Post  Lavender Debs on 7/25/2013, 5:48 pm

@RoOsTeR wrote:
 ....snip.... I've had the exact same issue as you with my beans which are also Dragons Tongue, ..... Oddly enough, I also have 6 pepper plants in the same bed that appear to be just fine. I don't know if that's because they are still getting nutrients from the "good Mel's Mix" I originally grew them in or???? 
On a whim, I got tired of looking at my yellow bean seedlings and whipped up a batch of fish emulsion. I mixed 1 Tbsp to a gallon of water and applied it to the soil at the base of the bean plants only. The beans greened right up and have finally shown some growth Very Happy 
I'm a firm believer in properly made Mel's Mix and making your own compost.
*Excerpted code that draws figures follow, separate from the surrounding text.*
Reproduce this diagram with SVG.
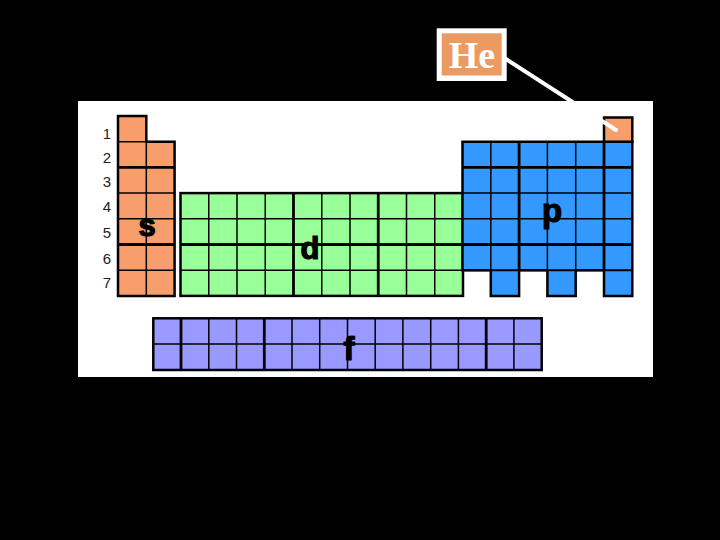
<svg xmlns="http://www.w3.org/2000/svg" width="720" height="540" viewBox="0 0 720 540">
<style>
.s{fill:#F89E6C}
.d{fill:#99FF99}
.p{fill:#3399FF}
.f{fill:#9999FF}
.out{stroke:#000;stroke-width:2.5;stroke-linejoin:miter}
.thin{stroke:#000;stroke-width:1.5;fill:none}
.thick{stroke:#000;stroke-width:2.8;fill:none}
.lbl{font-family:"Liberation Sans",Arial,sans-serif;font-weight:bold;fill:#000;stroke:#000;stroke-width:1.2;text-anchor:middle}
.num{font-family:"Liberation Sans",Arial,sans-serif;font-size:15px;fill:#222;text-anchor:middle}
</style>
<rect width="720" height="540" fill="#000"/>
<rect id="panel" x="78" y="101" width="575" height="276" fill="#fff"/>

<g id="row-numbers">
<text class="num" x="107" y="139">1</text>
<text class="num" x="107" y="163">2</text>
<text class="num" x="107" y="187">3</text>
<text class="num" x="107" y="212">4</text>
<text class="num" x="107" y="238">5</text>
<text class="num" x="107" y="264">6</text>
<text class="num" x="107" y="288">7</text>
</g>

<g id="s-block">
<path class="s out" d="M118,116 H146.3 V141.7 H174.6 V295.9 H118 Z"/>
<path class="thin" d="M146.3,141.7 V295.9 M118,141.7 H146.3 M118,193.1 H174.6 M118,218.8 H174.6 M118,270.2 H174.6"/>
<path class="thick" d="M118,167.4 H174.6 M118,244.5 H174.6"/>
<text class="lbl" x="147" y="236" font-size="31">s</text>
</g>

<g id="d-block">
<rect class="d out" x="180.5" y="193.1" width="282.5" height="102.8"/>
<path class="thin" d="M208.75,193.1 V295.9 M237,193.1 V295.9 M265.25,193.1 V295.9 M321.75,193.1 V295.9 M350,193.1 V295.9 M406.5,193.1 V295.9 M434.75,193.1 V295.9 M180.5,218.8 H463 M180.5,270.2 H463"/>
<path class="thick" d="M293.5,193.1 V295.9 M378.25,193.1 V295.9 M180.5,244.5 H463"/>
<text class="lbl" x="310" y="259" font-size="31">d</text>
</g>

<g id="p-block">
<path class="p out" d="M462.5,141.7 H632.3 V295.9 H604 V270.2 H575.7 V295.9 H547.4 V270.2 H519.1 V295.9 H490.8 V270.2 H462.5 Z"/>
<path class="thin" d="M490.8,141.7 V270.2 M547.4,141.7 V270.2 M575.7,141.7 V270.2 M462.5,193.1 H632.3 M462.5,218.8 H632.3"/>
<path class="thick" d="M519.1,141.7 V270.2 M604,141.7 V270.2 M462.5,167.4 H632.3 M462.5,244.5 H632.3"/>
<path d="M462.5,270.2 H632.3" stroke="#000" stroke-width="2" fill="none"/>
<text class="lbl" x="552" y="222" font-size="33">p</text>
</g>

<g id="he-cell">
<rect class="s out" x="604" y="117.5" width="28.3" height="24.2"/>
</g>

<g id="f-block">
<rect class="f out" x="153.3" y="318.3" width="388.4" height="51.7"/>
<path class="thin" d="M208.8,318.3 V370 M236.5,318.3 V370 M292,318.3 V370 M319.7,318.3 V370 M347.5,318.3 V370 M375.2,318.3 V370 M402.9,318.3 V370 M430.7,318.3 V370 M458.4,318.3 V370 M513.9,318.3 V370 M153.3,344 H541.7"/>
<path class="thick" d="M181,318.3 V370 M264.3,318.3 V370 M486.2,318.3 V370"/>
<text class="lbl" x="349" y="360" font-size="33">f</text>
</g>

<g id="connectors">
<line x1="506" y1="59" x2="616" y2="130" stroke="#fff" stroke-width="4" stroke-linecap="round"/>
</g>

<g id="he-label">
<rect x="436.7" y="28.3" width="70" height="52.7" fill="#fff"/>
<rect x="441.7" y="33.3" width="60" height="42.2" fill="#EB9A62"/>
<text x="472" y="68" font-family="'Liberation Serif','Times New Roman',serif" font-weight="bold" font-size="38" fill="#fff" text-anchor="middle">He</text>
</g>
</svg>
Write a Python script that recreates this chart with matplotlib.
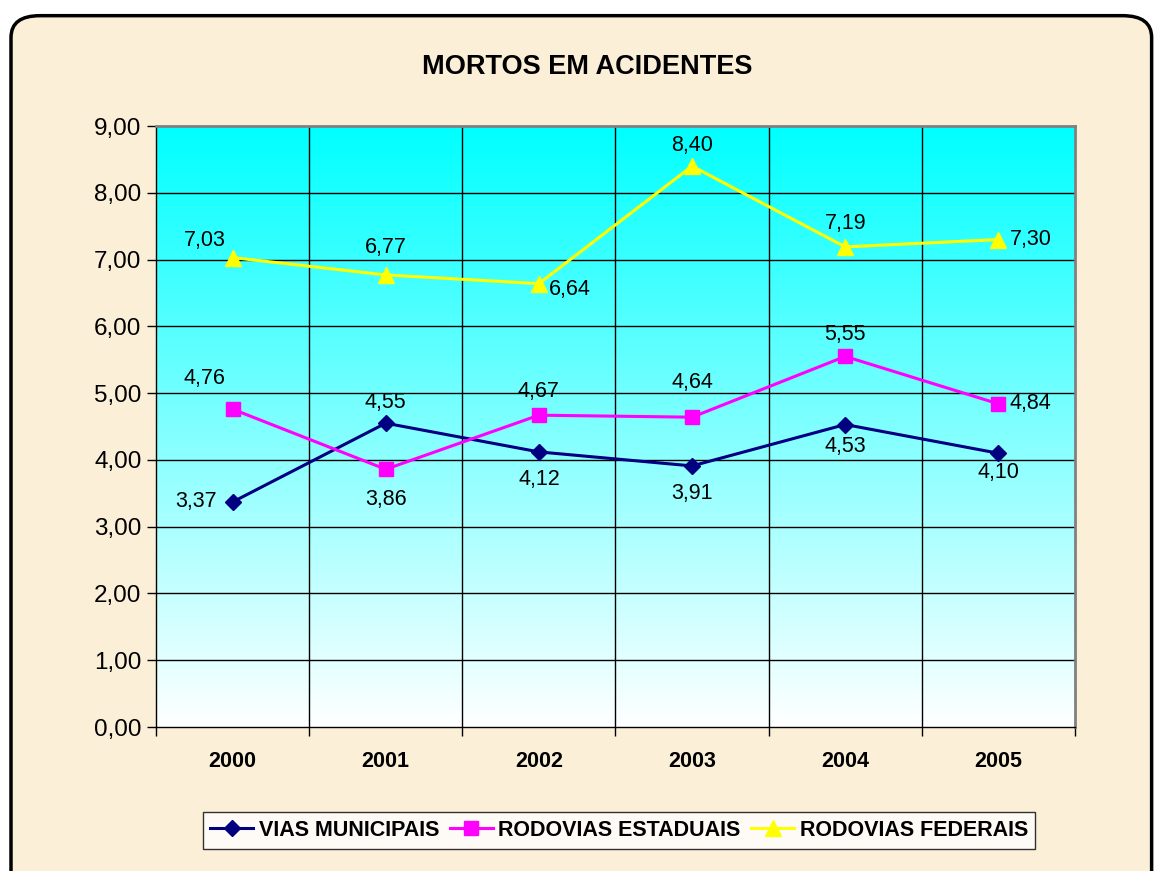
#!/usr/bin/env python3
"""Mortos em acidentes - gráfico de linhas estilo Excel"""

import numpy as np
import matplotlib.pyplot as plt
from matplotlib.patches import FancyBboxPatch
from matplotlib.ticker import FuncFormatter

plt.rcParams['font.family'] = ['Liberation Sans', 'DejaVu Sans']

# ========== dados ==========
anos = ['2000', '2001', '2002', '2003', '2004', '2005']
vias_municipais = [3.37, 4.55, 4.12, 3.91, 4.53, 4.10]
rodovias_estaduais = [4.76, 3.86, 4.67, 4.64, 5.55, 4.84]
rodovias_federais = [7.03, 6.77, 6.64, 8.40, 7.19, 7.30]

# posição dos rótulos (deslocamento em pontos)
pos_municipais = [(-26, 0), (0, 15), (0, -20), (0, -20), (0, -16), (0, -14)]
pos_estaduais = [(-20, 22), (0, -22), (0, 17), (0, 25), (0, 16), (23, 0)]
pos_federais = [(-20, 12), (0, 20), (22, -4), (0, 15), (0, 17), (23, 0)]


def fmt(v):
    return f'{v:.2f}'.replace('.', ',')


fig = plt.figure(figsize=(11.58, 8.71), dpi=100)
fig.patch.set_facecolor('white')

# fundo tipo pergaminho com borda arredondada
fundo = FancyBboxPatch((0.0095, -0.05), 0.985, 1.032,
                       boxstyle='round,pad=0,rounding_size=0.025',
                       transform=fig.transFigure, facecolor='#fbefd8',
                       edgecolor='black', linewidth=2.5, zorder=-1)
fig.patches.append(fundo)

ax = fig.add_axes([0.1347, 0.1653, 0.7936, 0.6900])
ax.set_xlim(-0.5, 5.5)
ax.set_ylim(0, 9)

# gradiente ciano -> branco
grad = np.linspace(1, 0, 256).reshape(-1, 1)
cor = np.ones((256, 1, 3))
cor[..., 0] = 1 - grad[:, :]
ax.imshow(cor, extent=[-0.5, 5.5, 0, 9], aspect='auto', zorder=0,
          interpolation='bilinear')

# grade
for y in range(1, 9):
    ax.axhline(y, color='black', linewidth=1, zorder=1)
for x in np.arange(0.5, 5.5, 1):
    ax.axvline(x, color='black', linewidth=1, zorder=1)

xs = np.arange(len(anos))
ax.plot(xs, vias_municipais, color='#000080', marker='D', markersize=8,
        linewidth=2.2, label='VIAS MUNICIPAIS', zorder=3)
ax.plot(xs, rodovias_estaduais, color='#ff00ff', marker='s', markersize=10,
        linewidth=2.2, label='RODOVIAS ESTADUAIS', zorder=3)
ax.plot(xs, rodovias_federais, color='#ffff00', marker='^', markersize=11,
        linewidth=2.2, label='RODOVIAS FEDERAIS', zorder=3)

for serie, pos in [(vias_municipais, pos_municipais),
                   (rodovias_estaduais, pos_estaduais),
                   (rodovias_federais, pos_federais)]:
    for x, v, d in zip(xs, serie, pos):
        ax.annotate(fmt(v), (x, v), xytext=d, textcoords='offset points',
                    ha='center', va='center', fontsize=15.5, zorder=4)

# eixos
ax.set_yticks(np.arange(0, 10, 1))
ax.yaxis.set_major_formatter(FuncFormatter(lambda v, p: fmt(v)))
ax.set_xticks(np.arange(-0.5, 6, 1))
ax.set_xticklabels([])
ax.set_xticks(xs, minor=True)
ax.set_xticklabels(anos, minor=True, fontweight='bold', fontsize=15.5)
ax.tick_params(axis='x', which='minor', length=0, pad=17)
ax.tick_params(axis='x', which='major', direction='out', length=6.5, width=1)
ax.tick_params(axis='y', direction='out', length=6.5, width=1,
               labelsize=17.5, pad=4)
for lado in ['top', 'right']:
    ax.spines[lado].set_color('#808080')
    ax.spines[lado].set_linewidth(2)
ax.spines['left'].set_linewidth(1)
ax.spines['bottom'].set_linewidth(1)

fig.text(0.507, 0.923, 'MORTOS EM ACIDENTES', ha='center', va='center',
         fontsize=19.5, fontweight='bold')

leg = fig.legend(loc='center', bbox_to_anchor=(0.5345, 0.0465), ncol=3,
                 frameon=True, fancybox=False, edgecolor='black',
                 prop={'weight': 'bold', 'size': 15.5},
                 handlelength=2.0, columnspacing=0.5, handletextpad=0.25,
                 borderpad=0.35, borderaxespad=0)
leg.get_frame().set_linewidth(1)
leg.get_frame().set_facecolor('white')

fig.savefig('out.png', dpi=100, facecolor=fig.get_facecolor())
This is one of the very few times, if not the only time, I've actually witnessed fish emulsion doing some good.....
Oh yeah, I also plant my beans 9 per square 

 I've been growing Dragon's Tongue for about 4 years now. I always put them in a mixed bed of beans and always stress because the seedlings look so anemic. By the time they start putting on growth they do start turning green. When they finally make pods they seem to be as green as the rest of the beans in the bed. I have come to believe that this is a "normal" for Dragon's Tongue as purple veins are for Royal Burgundy. Everyone's mileage will vary....mine were not "slow" to grow.